Aaron Durbin has posted comments on this change. ( https://review.coreboot.org/c/coreboot/+/35187 )
Change subject: [NOTFORMERGE] soc/intel exit_car.S ......................................................................
Patch Set 2:
(1 comment)
https://review.coreboot.org/c/coreboot/+/35187/2/src/soc/intel/common/block/... File src/soc/intel/common/block/cpu/car/exit_car.S:
https://review.coreboot.org/c/coreboot/+/35187/2/src/soc/intel/common/block/... PS2, Line 48: /* Disable cache ??? */
Patrick Rudolph CB:34791 Aug 08 20:26
My tests on Sandy Bridge showed that MTRRs are only updated on CR0.CD=1 to CR0.CD=0 transitions. All of AMD and early Intel CPUs follow this scheme and update MTRRs with cache disabled. Isn't that transition required any more starting with APL?
The above observation has never been my understanding recently.
Not related to CD=1, but DEF_MTRR.E=0:
E (MTRRs enabled) flag, bit 11 — MTRRs are enabled when set; all MTRRs are disabled when clear, and the UC memory type is applied to all of physical memory.
So once MTRRs are disable there won't be snooping in the caches.
There's also this line eluding to behavior which aligns to my understanding that I previously described:
Enter the no-fill cache mode. (Set the CD flag in control register CR0 to 1 and the NW flag to 0.)
But this one is a gem and aligns to my microarchitectural implementation defined behavior for older processors:
Some older IA-32 processors used the UC memory type when loading the PDPTEs. Some processors may use the UC memory type if CR0.CD = 1 or if the MTRRs are disabled. These behaviors are model-specific and not architectural.
There's a fuller description in 11.5.1 Cache Control Registers and Bits, but this is a snippet:
CD flag, bit 30 of control register CR0 — Controls caching of system memory locations (see Section 2.5, “Control Registers”). If the CD flag is clear, caching is enabled for the whole of system memory, but may be restricted for individual pages or regions of memory by other cache-control mechanisms. When the CD flag is set, caching is restricted in the processor’s caches (cache hierarchy) for the P6 and more recent processor families and prevented for the Pentium processor (see note below). With the CD flag set, however, the caches will still respond to snoop traffic. Caches should be explicitly flushed to insure memory coherency. For highest processor performance, both the CD and the NW flags in control register CR0 should be cleared. Table 11-5 shows the interaction of the CD and NW flags. The effect of setting the CD flag is somewhat different for processor families starting with P6 family than the Pentium processor (see Table 11-5). To insure memory coherency after the CD flag is set, the caches should be explicitly flushed (see Section 11.5.3, “Preventing Caching”). Setting the CD flag for the P6 and more recent processor families modify cache line fill and update behaviour. Also, setting the CD flag on these processors do not force strict ordering of memory accesses unless the MTRRs are disabled and/or all memory is referenced as uncached (see Section 8.2.5, “Strengthening or Weakening the Memory-Ordering Model”).
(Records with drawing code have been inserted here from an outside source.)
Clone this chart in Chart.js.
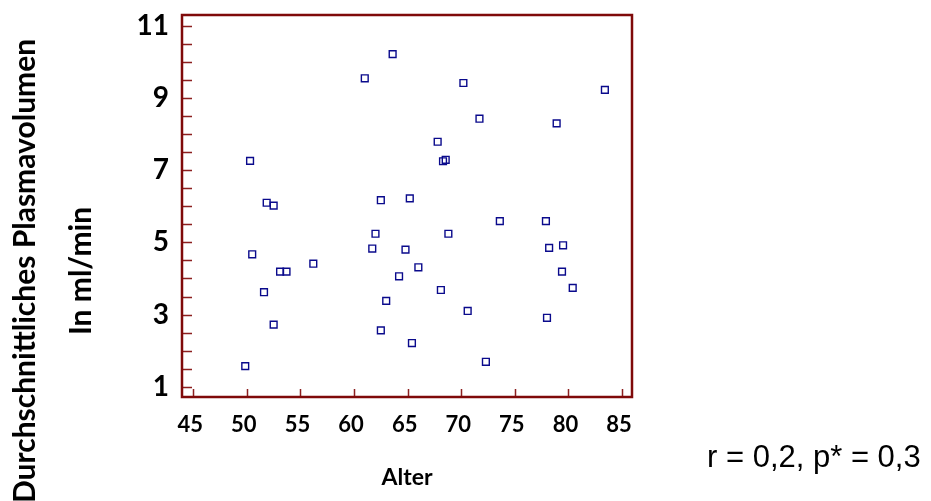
<!DOCTYPE html>
<html>
<head>
<meta charset="utf-8">
<script src="https://cdn.jsdelivr.net/npm/chart.js@4.4.1/dist/chart.umd.min.js"></script>
<style>
  html, body { margin: 0; padding: 0; background: #fff; }
  #wrap { width: 931px; height: 501px; position: relative; }
</style>
</head>
<body>
<div id="wrap"><canvas id="plasmaChart"></canvas></div>
<script>
// Alter (x) und durchschnittliches Plasmavolumen in ml/min (y)
const alter = [61.0, 50.3, 51.85, 52.5, 62.5, 63.6, 70.2, 83.4, 71.7, 78.9,
               67.8, 68.3, 68.55, 65.2, 50.5, 62.0, 61.7, 56.2, 53.1, 53.7,
               51.6, 63.0, 52.5, 62.5, 49.85, 73.6, 77.9, 68.8, 78.2, 79.5,
               64.8, 66.0, 64.2, 79.4, 80.4, 68.1, 70.6, 78.0, 65.4, 72.3];
const plasmavolumen = [9.55, 7.26, 6.10, 6.02, 6.17, 10.22, 9.42, 9.23, 8.43, 8.30,
                       7.79, 7.25, 7.29, 6.22, 4.67, 5.24, 4.83, 4.41, 4.19, 4.19,
                       3.62, 3.38, 2.72, 2.56, 1.57, 5.59, 5.59, 5.24, 4.85, 4.92,
                       4.80, 4.31, 4.06, 4.19, 3.74, 3.68, 3.10, 2.91, 2.21, 1.69];

const xTickValues = [45, 50, 55, 60, 65, 70, 75, 80, 85];
const yTickValues = [1, 1.5, 2, 2.5, 3, 3.5, 4, 4.5, 5, 5.5, 6, 6.5, 7, 7.5, 8, 8.5, 9, 9.5, 10, 10.5, 11];
const yTickLabels = [1, 3, 5, 7, 9, 11];

const yTitleLines = ['Durchschnittliches Plasmavolumen', 'In ml/min'];
const xTitle = 'Alter';
const statText = 'r = 0,2, p* = 0,3';

const frameColor = '#7f0a0a';
const tickColor = '#8c1f1f';
const pointColor = '#0a0a8c';

// frame, inward tick marks and the titles
const framePlugin = {
    id: 'framePlugin',
    afterDraw(chart) {
        const ctx = chart.ctx;
        const area = chart.chartArea;
        const xs = chart.scales.x;
        const ys = chart.scales.y;
        ctx.save();

        // tick marks pointing into the plot
        ctx.strokeStyle = tickColor;
        ctx.lineWidth = 1.5;
        ctx.beginPath();
        ys.ticks.forEach(t => {
            const py = Math.round(ys.getPixelForValue(t.value)) + 0.5;
            ctx.moveTo(area.left, py);
            ctx.lineTo(area.left + 10, py);
        });
        xs.ticks.forEach(t => {
            const px = Math.round(xs.getPixelForValue(t.value)) + 0.5;
            ctx.moveTo(px, area.bottom);
            ctx.lineTo(px, area.bottom - 8);
        });
        ctx.stroke();

        // frame
        ctx.strokeStyle = frameColor;
        ctx.lineWidth = 2.5;
        ctx.strokeRect(area.left, area.top, area.right - area.left, area.bottom - area.top);

        // titles
        ctx.fillStyle = '#000';
        ctx.textAlign = 'center';
        ctx.textBaseline = 'alphabetic';
        ctx.font = 'bold 30px Lato';
        ctx.save();
        ctx.translate(35, 271);
        ctx.rotate(-Math.PI / 2);
        ctx.fillText(yTitleLines[0], 0, 0);
        ctx.restore();
        ctx.save();
        ctx.translate(91, 271);
        ctx.rotate(-Math.PI / 2);
        ctx.fillText(yTitleLines[1], 0, 0);
        ctx.restore();

        ctx.font = 'bold 23px Lato';
        ctx.fillText(xTitle, (area.left + area.right) / 2, 485);

        ctx.textAlign = 'left';
        ctx.font = '31px "Liberation Sans"';
        ctx.fillText(statText, 707, 467);
        ctx.restore();
    }
};

new Chart(document.getElementById('plasmaChart'), {
    type: 'scatter',
    data: {
        datasets: [{
            label: 'Plasmavolumen',
            data: alter.map((a, i) => ({ x: a, y: plasmavolumen[i] })),
            pointStyle: 'rect',
            pointRadius: 4.8,
            pointBorderWidth: 1.4,
            pointBorderColor: pointColor,
            pointBackgroundColor: 'rgba(0,0,0,0)'
        }]
    },
    options: {
        responsive: true,
        maintainAspectRatio: false,
        animation: false,
        layout: { padding: { top: 15, right: 299, left: 0, bottom: 0 } },
        plugins: {
            legend: { display: false },
            tooltip: { enabled: false }
        },
        scales: {
            x: {
                type: 'linear',
                min: 43.95,
                max: 85.93,
                afterFit: s => { s.height = 104; s.paddingLeft = 0; s.paddingRight = 0; },
                afterBuildTicks: s => { s.ticks = xTickValues.map(v => ({ value: v })); },
                grid: { display: false, drawTicks: false },
                border: { display: false },
                ticks: {
                    autoSkip: false,
                    maxRotation: 0,
                    padding: 15,
                    labelOffset: -3,
                    color: '#000',
                    font: { family: 'Lato', weight: 'bold', size: 22 }
                }
            },
            y: {
                type: 'linear',
                min: 0.714,
                max: 11.305,
                afterFit: s => { s.width = 182; s.paddingTop = 0; s.paddingBottom = 0; },
                afterBuildTicks: s => { s.ticks = yTickValues.map(v => ({ value: v })); },
                grid: { display: false, drawTicks: false },
                border: { display: false },
                ticks: {
                    autoSkip: false,
                    padding: 13,
                    color: '#000',
                    font: { family: 'Lato', weight: 'bold', size: 28 },
                    callback: v => yTickLabels.includes(v) ? String(v) : ''
                }
            }
        }
    },
    plugins: [framePlugin]
});
</script>
</body>
</html>
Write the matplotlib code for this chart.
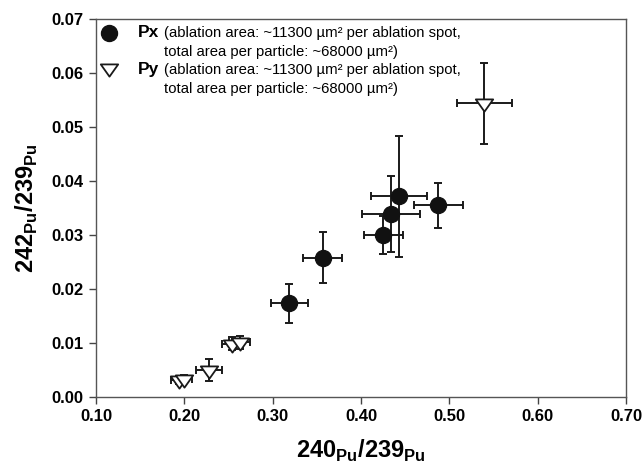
import matplotlib
matplotlib.use("Agg")
import matplotlib.pyplot as plt
from matplotlib.lines import Line2D
from matplotlib.path import Path

plt.rcParams['font.family'] = ['Liberation Sans', 'DejaVu Sans']
plt.rcParams['mathtext.fontset'] = 'custom'
plt.rcParams['mathtext.rm'] = 'Liberation Sans'
plt.rcParams['mathtext.bf'] = 'Liberation Sans:bold'

# Px particle (filled circles)
px_x = [0.319, 0.3565, 0.4254, 0.4344, 0.4427, 0.4877]
px_y = [0.0173, 0.0258, 0.0300, 0.0339, 0.0372, 0.0355]
px_xerr = [0.021, 0.0225, 0.0225, 0.0328, 0.0319, 0.0282]
px_yerr = [0.0036, 0.0047, 0.0036, 0.0070, 0.0112, 0.0042]

# Py particle (open triangles)
py_x = [0.1935, 0.1995, 0.2282, 0.2545, 0.2627, 0.5398]
py_y = [0.0031, 0.0033, 0.0050, 0.0098, 0.0101, 0.0544]
py_xerr = [0.008, 0.009, 0.0144, 0.012, 0.012, 0.0307]
py_yerr = [0.0008, 0.0008, 0.0020, 0.0012, 0.0012, 0.0076]

x_ticks = [0.10, 0.20, 0.30, 0.40, 0.50, 0.60, 0.70]
y_ticks = [0.00, 0.01, 0.02, 0.03, 0.04, 0.05, 0.06, 0.07]

series_names = ["Px", "Py"]
series_line1 = ["(ablation area: ~11300 µm² per ablation spot,",
                "(ablation area: ~11300 µm² per ablation spot,"]
series_line2 = ["total area per particle: ~68000 µm²)",
                "total area per particle: ~68000 µm²)"]

tri = Path([(-1, 0.47), (1, 0.47), (0, -0.94), (-1, 0.47)],
           [Path.MOVETO, Path.LINETO, Path.LINETO, Path.CLOSEPOLY])

fig = plt.figure(figsize=(6.44, 4.67), dpi=100)
ax = fig.add_axes([0.149, 0.1505, 0.823, 0.808])

ax.errorbar(py_x, py_y, xerr=py_xerr, yerr=py_yerr, fmt='none',
            ecolor='#1a1a1a', elinewidth=1.4, capsize=3.2, capthick=1.4, zorder=2)
ax.plot(py_x, py_y, linestyle='none', marker=tri, ms=12.5, mfc='white',
        mec='#1a1a1a', mew=1.3, zorder=3)
ax.errorbar(px_x, px_y, xerr=px_xerr, yerr=px_yerr, fmt='none',
            ecolor='#1a1a1a', elinewidth=1.4, capsize=3.2, capthick=1.4, zorder=2)
ax.plot(px_x, px_y, linestyle='none', marker='o', ms=11.5, mfc='#111111',
        mec='#111111', zorder=3)

ax.set_xlim(0.10, 0.70)
ax.set_ylim(0.00, 0.07)
ax.set_xticks(x_ticks)
ax.set_yticks(y_ticks)
ax.set_xticklabels([f"{v:.2f}" for v in x_ticks], fontweight='bold', fontsize=12)
ax.set_yticklabels([f"{v:.2f}" for v in y_ticks], fontweight='bold', fontsize=12)
ax.tick_params(direction='out', length=5, width=1, color='#444444', pad=4)

for s in ax.spines.values():
    s.set_color('#555555')
    s.set_linewidth(1.0)

ax.set_xlabel(r"$\mathbf{240}_{\mathbf{Pu}}\mathbf{/239}_{\mathbf{Pu}}$", fontsize=17, labelpad=10)
ax.set_ylabel(r"$\mathbf{242}_{\mathbf{Pu}}\mathbf{/239}_{\mathbf{Pu}}$", fontsize=17, labelpad=8)

# legend markers
handles = [Line2D([], [], linestyle='none', marker='o', ms=11.5, mfc='#111111', mec='#111111'),
           Line2D([], [], linestyle='none', marker=tri, ms=12.5, mfc='white', mec='#1a1a1a', mew=1.3)]
ax.legend(handles, [' ', ' '], loc='upper left', frameon=False,
          fontsize=10.7, handletextpad=0.0, borderaxespad=0.0, labelspacing=1.37,
          handlelength=0.6, borderpad=0.55)

# legend texts
name_y = [0.9528, 0.8562]
line_step = 19 / 377
for name, l1, l2, yy in zip(series_names, series_line1, series_line2, name_y):
    ax.text(0.0798, yy, name, transform=ax.transAxes, fontsize=12.5,
            fontweight='bold', va='baseline', ha='left')
    ax.text(0.1283, yy, l1, transform=ax.transAxes, fontsize=10.7,
            va='baseline', ha='left')
    ax.text(0.1283, yy - line_step, l2, transform=ax.transAxes, fontsize=10.7,
            va='baseline', ha='left')

fig.savefig("out.png", dpi=100)
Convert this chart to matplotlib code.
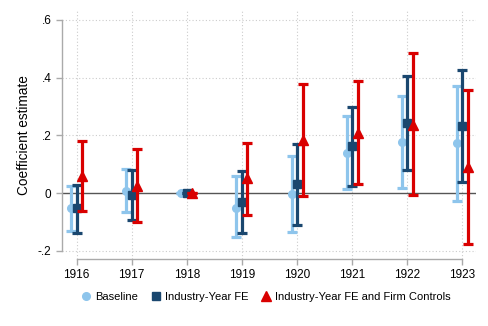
import numpy as np
import matplotlib
matplotlib.use("Agg")
import matplotlib.pyplot as plt

plt.rcParams["font.family"] = ["Liberation Sans", "DejaVu Sans"]

years = [1916, 1917, 1918, 1919, 1920, 1921, 1922, 1923]

# Baseline
base_est = [-0.052, 0.009, 0.0, -0.050, -0.002, 0.140, 0.177, 0.173]
base_lo = [-0.132, -0.066, 0.0, -0.152, -0.134, 0.014, 0.017, -0.027]
base_hi = [0.025, 0.085, 0.0, 0.058, 0.129, 0.269, 0.336, 0.372]

# Industry-Year FE
fe_est = [-0.052, -0.006, 0.0, -0.029, 0.031, 0.163, 0.243, 0.234]
fe_lo = [-0.136, -0.092, 0.0, -0.136, -0.109, 0.025, 0.080, 0.040]
fe_hi = [0.029, 0.080, 0.0, 0.076, 0.169, 0.300, 0.405, 0.428]

# Industry-Year FE and Firm Controls
ctl_est = [0.058, 0.025, 0.0, 0.052, 0.183, 0.209, 0.238, 0.092]
ctl_lo = [-0.063, -0.101, 0.0, -0.077, -0.011, 0.032, -0.006, -0.176]
ctl_hi = [0.180, 0.154, 0.0, 0.175, 0.378, 0.387, 0.484, 0.358]

series = [
    ("Baseline", base_est, base_lo, base_hi, -0.1, "#8EC5EC", "o", 5.5),
    ("Industry-Year FE", fe_est, fe_lo, fe_hi, 0.0, "#1A476F", "s", 5.5),
    ("Industry-Year FE and Firm Controls", ctl_est, ctl_lo, ctl_hi, 0.1, "#D90000", "^", 7),
]

fig = plt.figure(figsize=(4.88, 3.26), dpi=100)
ax = fig.add_axes([62 / 488, 1 - 259 / 326, 414 / 488, 248 / 326])

ax.set_xlim(1915.737, 1923.245)
ax.set_ylim(-0.2277, 0.631)

for yr in years:
    ax.axvline(yr, color="#cccccc", lw=0.8, ls=(0, (1, 2)), zorder=0)
for yv in [-0.2, 0.2, 0.4, 0.6]:
    ax.axhline(yv, color="#cccccc", lw=0.8, ls=(0, (1, 2)), zorder=0)
ax.axhline(0, color="#555555", lw=1.0, zorder=1)

handles = []
for i, (lab, est, lo, hi, off, col, mk, ms) in enumerate(series):
    x = np.array(years) + off
    est = np.array(est)
    err = np.vstack([est - np.array(lo), np.array(hi) - est])
    ax.errorbar(x, est, yerr=err, fmt="none", ecolor=col, elinewidth=2.3,
                capsize=3.3, capthick=2.3, zorder=2 + i)
    h, = ax.plot(x, est, ls="none", marker=mk, ms=ms, color=col,
                 markeredgecolor=col, zorder=2.5 + i, label=lab)
    handles.append(h)

for s in ["top", "right"]:
    ax.spines[s].set_visible(False)
ax.spines["left"].set_bounds(-0.2, 0.6)
ax.spines["bottom"].set_bounds(1916, 1923)
for s in ["left", "bottom"]:
    ax.spines[s].set_color("#aaaaaa")
    ax.spines[s].set_linewidth(1.0)

ax.set_xticks(years)
ax.set_xticklabels([str(y) for y in years])
ax.set_yticks([-0.2, 0, 0.2, 0.4, 0.6])
ax.set_yticklabels(["-.2", "0", ".2", ".4", ".6"])
ax.tick_params(axis="both", colors="#aaaaaa", labelcolor="black", labelsize=8.5,
               length=4, width=1)
ax.tick_params(axis="x", pad=3)
ax.set_ylabel("Coefficient estimate", fontsize=9.8, labelpad=5)

fig.legend(handles=handles, loc="center", bbox_to_anchor=(266 / 488, 1 - 297 / 326),
           ncol=3, frameon=False, fontsize=8, handlelength=0.8,
           handletextpad=0.4, columnspacing=1.2, markerscale=1.0)

fig.savefig("out.png", dpi=100)
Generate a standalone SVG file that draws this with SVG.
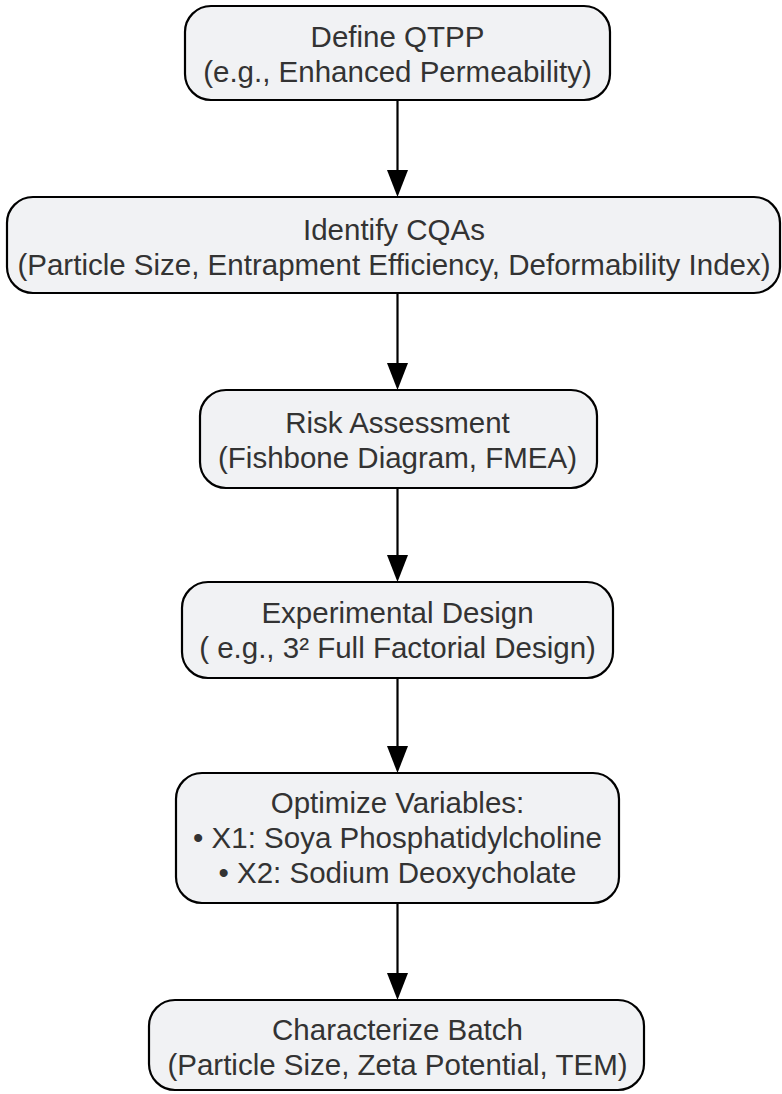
<svg xmlns="http://www.w3.org/2000/svg" width="782" height="1094" viewBox="0 0 782 1094">
<defs>
<style>
.box{fill:#f1f2f4;stroke:#000;stroke-width:2.2}
.t{font-family:"Liberation Sans",Arial,sans-serif;font-size:29.5px;fill:#333;text-anchor:middle}
.c{stroke:#000;stroke-width:2.2;fill:none}
</style>
</defs>
<rect width="782" height="1094" fill="#fff"/>
<g id="connectors">
<line class="c" x1="397.5" y1="100" x2="397.5" y2="172"/><path d="M387,170 L408,170 L397.5,197 z"/>
<line class="c" x1="397.5" y1="293" x2="397.5" y2="365"/><path d="M387,363 L408,363 L397.5,390 z"/>
<line class="c" x1="397.5" y1="488" x2="397.5" y2="557"/><path d="M387,555 L408,555 L397.5,582 z"/>
<line class="c" x1="397.5" y1="678" x2="397.5" y2="748"/><path d="M387,746 L408,746 L397.5,773 z"/>
<line class="c" x1="397.5" y1="903" x2="397.5" y2="975"/><path d="M387,973 L408,973 L397.5,1000 z"/>
</g>
<g id="n1"><rect class="box" x="185" y="6" width="425" height="94" rx="26"/>
<text class="t" x="397.5" y="47">Define QTPP</text><text class="t" x="397.5" y="82">(e.g., Enhanced Permeability)</text></g>
<g id="n2"><rect class="box" x="7" y="197" width="773" height="96" rx="26"/>
<text class="t" x="394" y="240">Identify CQAs</text><text class="t" x="394" y="275">(Particle Size, Entrapment Efficiency, Deformability Index)</text></g>
<g id="n3"><rect class="box" x="200" y="390" width="397" height="98" rx="26"/>
<text class="t" x="397.5" y="433">Risk Assessment</text><text class="t" x="397.5" y="468">(Fishbone Diagram, FMEA)</text></g>
<g id="n4"><rect class="box" x="182" y="582" width="431" height="96" rx="26"/>
<text class="t" x="397.5" y="623">Experimental Design</text><text class="t" x="397.5" y="658">( e.g., 3² Full Factorial Design)</text></g>
<g id="n5"><rect class="box" x="176" y="773" width="443" height="130" rx="26"/>
<text class="t" x="397.5" y="813">Optimize Variables:</text><text class="t" x="397.5" y="848">• X1: Soya Phosphatidylcholine</text><text class="t" x="397.5" y="883">• X2: Sodium Deoxycholate</text></g>
<g id="n6"><rect class="box" x="149" y="1000" width="495" height="90" rx="26"/>
<text class="t" x="397.5" y="1040">Characterize Batch</text><text class="t" x="397.5" y="1075">(Particle Size, Zeta Potential, TEM)</text></g>
</svg>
From that commit comments, I did not find reference to Intel docs describing NEM at a satisfactory level of details. Instead I read about random lockups in ramstage (MP init) and consistent delay being triggered inside vboot payload after we had only added WB MTRRs in postcar frame. With access to BWG you probably can find exact paragraphs showing that it is no longer required to toggle CR0.CD to correcly exit non-evict mode??
Perhaps. However, many many paragraphs are just copied forward w/o necessarily relating to reality. That said, if it makes you feel comfortable we can actually disable the cache and invalidate it. It's just not necessary in my recent memory and understanding of implementation.
The sequence for CONFIG_INTEL_CAR_NEM below is the same for sandy/ivy, except that the implementation Google provided does set CR0.CD here first. Having peeked into some random FSP-M disassembly, CR0.CD was definetly getting set at several locations, but with a 5 minute effort it's hard to see code that is on TempRamExit() execution path. That's the closed-source CAR teardown implementation.